Swedes Concerned By Elusive Inflation

sweedish-economy

In a sign that policymakers are growing wary of Sweden’s ability to reach the 2.00% inflation target, the Riksbank has decided to expand its ongoing quantitative easing measures by adding purchases during the first half of 2017. The prospect of the Krona gaining ground versus the Euro amid the European Central Bank’s own extension of its asset purchase program has been enough to warrant an admission from Riksbank officials that further accommodation could be possible. Any strength in the local currency could harm efforts to reach the target as import costs fall amid a rising Krona.

While the immediate reaction to the development was strength in the Krona versus other major global currencies, the decision underscores the idea that fears of disinflation and deflation remain serious. In the case of Sweden, even the implementation of a negative interest rate environment has not been enough to reach inflation goals. Despite positive momentum in the arenas of employment and growth, it has become abundantly apparent that the yardstick by which the Central Bank measures success is growth in consumer prices during an especially challenging chapter for monetary policy.

Krona Strength Keeps a Lid on Inflation

After managing to kill off a bout of deflation through a combination of extremely loose monetary policy and asset purchases, the gains in inflation are proving insufficient to persuade policymakers that tightening may be around the corner. In its latest decision, the Swedish Riksbank has determined that the only way to reach the inflation target in Sweden is by adding SEK 30 billion in purchases while leaving open the option of dropping rates even further. According to a statement from the Executive Board, there is “still a high level of preparedness to make monetary policy more expansionary if the upward trend in inflation were to be threatened.”
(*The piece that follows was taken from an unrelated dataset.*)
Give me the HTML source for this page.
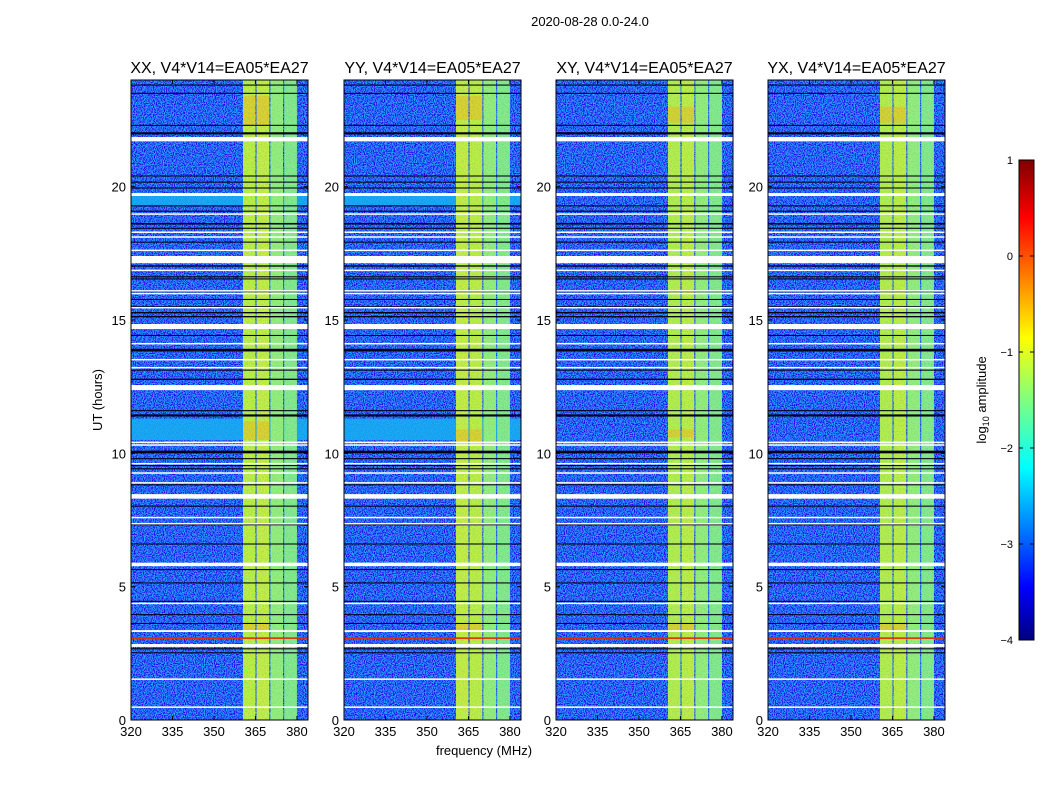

One of the predominant causes behind policymakers’ palpable concerns is the recent strengthening of the Krona versus the Euro. Although the US dollar exchange rate is also important, it does not carry the same weight as the EURSEK rate. With the ECB expanding the money base and pressuring the EURSEK pair lower, it raises the threat of undoing some of the most recent consumer price gains. At present, Swedish CPI stands at 1.40% on an annualized basis as of November, climbing from the 1.20% reported in October. As a result, the decision to expand asset purchases through the first half of 2017 indicates that the USDSEK has further room to run to the upside as Central Bank officials use all the tools available to hit the inflation target.